Creativity for the Masses
Art ·An amazing clip of David Bowie came across my Twitter feed. He was doing a press junket on the now-cancelled Charlie Rose Show in support of the film Basquiat (he played Warhol).
In the clip (full video along with Julian Schnabel here), Bowie discusses the fact that “high art” takes a chosen minority of artist (for example, Basquiat and Haring from the NYC street scene) and elevates them out of their movement into high art, to perpetuate the idea of Art as rare commodity by geniuses rather than something within all people.
Man does that sink home.
I’ve had similar experiences with math and science. I was lucky enough to “fast-forward” through math and physics classes in high school because great teachers took a chance and gave me an opportunity. I took that opportunity about as far as you’d want to. And when I discuss my history, I often get statements like “you must be so gifted, I could never do physics.”
And it’s just not true. Anyone can do it, if they are given the opportunity, instruction, and access,coupled with interest and intent.
Nothing makes that more clear that the work of playwright and math professor John Mighton. In the artist world, he might be best known for playing post-doctoral fellow Ted in Good Will Hunting (and is rumoured to have written the actual math in the film). But for me, it’s his TED x Cern talk and his work with Jump Math that shows that mathematics are accessible to everyone.

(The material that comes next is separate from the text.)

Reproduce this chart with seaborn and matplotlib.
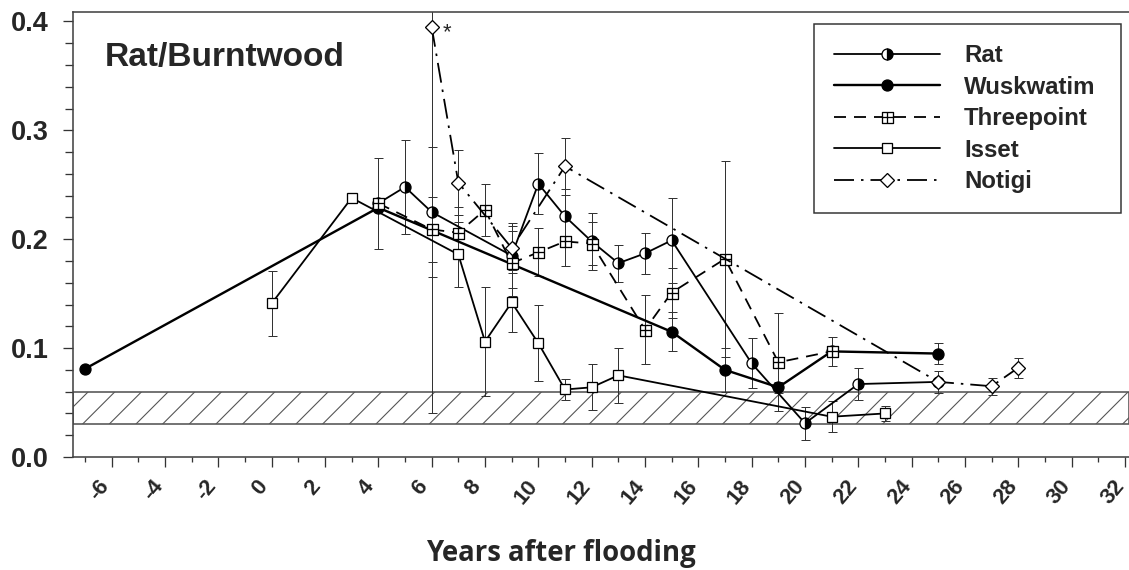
import numpy as np
import matplotlib
matplotlib.use("Agg")
import matplotlib.pyplot as plt
import matplotlib.transforms as mtransforms
from matplotlib.path import Path
from matplotlib.ticker import MultipleLocator, FixedLocator, FixedFormatter
import seaborn as sns

# ---------------- data ----------------
rat_x = [4, 5, 6, 9, 10, 11, 12, 13, 14, 15, 18, 20, 22, 25]
rat_y = [0.233, 0.248, 0.225, 0.185, 0.251, 0.221, 0.198, 0.178, 0.187, 0.199, 0.086, 0.031, 0.067, 0.069]
rat_err = [0, 0.043, 0.06, 0.03, 0.028, 0.025, 0.026, 0.017, 0.019, 0.039, 0.023, 0.015, 0.015, 0]

wusk_x = [-7, 4, 15, 17, 19, 21, 25]
wusk_y = [0.081, 0.229, 0.115, 0.080, 0.064, 0.097, 0.095]
wusk_err = [0, 0, 0.018, 0.02, 0.005, 0, 0.01]

three_x = [4, 6, 7, 8, 9, 10, 11, 12, 14, 15, 17, 19, 21]
three_y = [0.233, 0.209, 0.206, 0.227, 0.178, 0.188, 0.198, 0.196, 0.117, 0.151, 0.182, 0.087, 0.097]
three_err = [0.042, 0.03, 0.024, 0.024, 0.03, 0.022, 0.023, 0.02, 0.032, 0.023, 0.09, 0.045, 0.013]

isset_x = [0, 3, 7, 8, 9, 10, 11, 12, 13, 21, 23]
isset_y = [0.141, 0.238, 0.186, 0.106, 0.142, 0.1045, 0.062, 0.064, 0.075, 0.037, 0.040]
isset_err = [0.03, 0, 0.03, 0.05, 0.027, 0.035, 0.01, 0.021, 0.025, 0.014, 0.007]

notigi_x = [6, 7, 9, 11, 25, 27, 28]
notigi_y = [0.395, 0.252, 0.192, 0.267, 0.069, 0.065, 0.082]
notigi_err = [0.355, 0.03, 0.02, 0.026, 0.01, 0.008, 0.009]

band_low, band_high = 0.03, 0.06

xtick_values = [-6, -4, -2, 0, 2, 4, 6, 8, 10, 12, 14, 16, 18, 20, 22, 24, 26, 28, 30, 32]
xtick_labels = ["-6", "-4", "-2", "0", "2", "4", "6", "8", "10", "12", "14", "16",
                "18", "20", "22", "24", "26", "28", "30", "32"]
ytick_values = [0.0, 0.1, 0.2, 0.3, 0.4]
ytick_labels = ["0.0", "0.1", "0.2", "0.3", "0.4"]

series_names = ["Rat", "Wuskwatim", "Threepoint", "Isset", "Notigi"]
panel_title = "Rat/Burntwood"
x_title = "Years after flooding"

# ---------------- styling ----------------
DPI = 160
PT = 72.0 / DPI   # points per output pixel

sns.set_theme(style="ticks")
plt.rcParams["font.family"] = ["Liberation Sans", "DejaVu Sans"]
plt.rcParams["axes.unicode_minus"] = False
plt.rcParams["lines.scale_dashes"] = False
plt.rcParams["hatch.linewidth"] = 1.1 * PT
plt.rcParams["hatch.color"] = "#555555"

# square-with-cross marker for Threepoint
box_plus = Path(
    [(-1, -1), (1, -1), (1, 1), (-1, 1), (-1, -1), (-1, 0), (1, 0), (0, -1), (0, 1)],
    [Path.MOVETO, Path.LINETO, Path.LINETO, Path.LINETO, Path.CLOSEPOLY,
     Path.MOVETO, Path.LINETO, Path.MOVETO, Path.LINETO],
)

fig = plt.figure(figsize=(1129 / DPI, 570 / DPI), dpi=DPI)
fig.patch.set_facecolor("white")
ax = fig.add_axes([73 / 1129, 113 / 570, 1056 / 1129, 445.3 / 570])
ax.set_facecolor("white")

# reference band
ax.axhspan(band_low, band_high, facecolor="white", edgecolor="#555555",
           hatch="//", linewidth=1.6 * PT, zorder=1)

series = [
    (series_names[0], rat_x, rat_y, rat_err,
     dict(marker="o", fillstyle="right", markerfacecolor="black",
          markerfacecoloralt="white", markersize=11 * PT, linestyle="-",
          linewidth=1.8 * PT), 3.1),
    (series_names[1], wusk_x, wusk_y, wusk_err,
     dict(marker="o", markerfacecolor="black", markersize=11 * PT,
          linestyle="-", linewidth=2.4 * PT), 3.0),
    (series_names[2], three_x, three_y, three_err,
     dict(marker=box_plus, markerfacecolor="white", markersize=11 * PT,
          dashes=(12 * PT, 8 * PT), linewidth=1.8 * PT), 3.3),
    (series_names[3], isset_x, isset_y, isset_err,
     dict(marker="s", markerfacecolor="white", markersize=10.5 * PT,
          linestyle="-", linewidth=1.8 * PT), 3.2),
    (series_names[4], notigi_x, notigi_y, notigi_err,
     dict(marker="D", markerfacecolor="white", markersize=10 * PT,
          dashes=(20 * PT, 7 * PT, 2.5 * PT, 7 * PT), linewidth=1.8 * PT), 3.4),
]

handles = []
for name, xs, ys, errs, kw, z in series:
    e = np.asarray(errs, dtype=float)
    m = e > 0
    ax.errorbar(np.asarray(xs)[m], np.asarray(ys)[m], yerr=e[m], fmt="none",
                ecolor="#333333", elinewidth=1.0 * PT, capsize=4.5 * PT,
                capthick=1.0 * PT, zorder=2)
    sns.lineplot(x=xs, y=ys, ax=ax, color="black", errorbar=None, sort=True,
                 markeredgecolor="black", markeredgewidth=1.3 * PT,
                 label=name, legend=False, zorder=z, **kw)
    handles.append(ax.lines[-1])

# axes limits & ticks
ax.set_xlim(-7.45, 32.15)
ax.set_ylim(0, 0.409)
ax.xaxis.set_major_locator(FixedLocator(xtick_values))
ax.xaxis.set_major_formatter(FixedFormatter(xtick_labels))
ax.xaxis.set_minor_locator(MultipleLocator(1))
ax.yaxis.set_major_locator(FixedLocator(ytick_values))
ax.yaxis.set_major_formatter(FixedFormatter(ytick_labels))
ax.yaxis.set_minor_locator(MultipleLocator(0.02))

ax.tick_params(axis="both", which="both", direction="out", color="#333333",
               width=1.3 * PT)
ax.tick_params(axis="x", which="major", length=10 * PT, pad=9 * PT)
ax.tick_params(axis="x", which="minor", length=5 * PT)
ax.tick_params(axis="y", which="major", length=10 * PT, pad=14 * PT)
ax.tick_params(axis="y", which="minor", length=8 * PT)
for lab in ax.get_yticklabels():
    lab.set_fontsize(27 * PT)
    lab.set_fontweight("bold")
shift = mtransforms.ScaledTranslation(-12 / DPI, 0, fig.dpi_scale_trans)
for lab in ax.get_xticklabels():
    lab.set_fontsize(22 * PT)
    lab.set_fontweight("bold")
    lab.set_rotation(50)
    lab.set_ha("center")
    lab.set_va("top")
    lab.set_transform(lab.get_transform() + shift)

for side in ["left", "top", "bottom"]:
    ax.spines[side].set_color("#444444")
    ax.spines[side].set_linewidth(1.6 * PT)
ax.spines["right"].set_visible(False)
ax.set_xlabel("")
ax.set_ylabel("")

# panel title and asterisk
ax.text(0.0303, 0.898, panel_title, transform=ax.transAxes, fontsize=33.5 * PT,
        fontweight="bold", ha="left", va="center")
ax.annotate("*", xy=(notigi_x[0], notigi_y[0]), xytext=(11 * PT, -6 * PT),
            textcoords="offset points", fontsize=22 * PT, ha="left", va="center")

# legend
leg = ax.legend(handles=handles, labels=series_names, loc="upper left",
                bbox_to_anchor=(0.7017, 0.4, 0.2907, 0.5724), mode="expand",
                borderaxespad=0,
                frameon=True, fancybox=False, framealpha=1, edgecolor="#333333",
                prop={"weight": "bold", "size": 24 * PT},
                handlelength=4.4, handletextpad=1.0, labelspacing=0.35,
                borderpad=0.85, numpoints=1)
leg.get_frame().set_linewidth(1.5 * PT)

fig.text(561 / 1129, 17 / 570, x_title, ha="center", va="center",
         fontsize=27.5 * PT, fontweight="bold", family=["Open Sans", "DejaVu Sans"])

fig.savefig("out.png", dpi=DPI, facecolor="white")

It’s the same with art. I’ve been painting and playing bass a lot during the pandemic. I’m not good, but that doesn’t mean that art is beyond me. I could become better with instruction and effort and time. Art is within me (and all of us).
I’m not saying everyone is talented at everything. I’m saying that with access, interest, and effort, we can all get to a level of facility that allows us to be good. We suffer from gatekeepers and arbiters preventing us from that creativity and joy for their own interests.
And it’s not just in the art world. It happens explicitly in my work. The tech industry idolizes a certain type of “hero” (young, male, usually white, went to the right school) who “just gets” computers. It’s who we hire and who we promote. And again, that gatekeeping exists to serve the interest of the gatekeepers.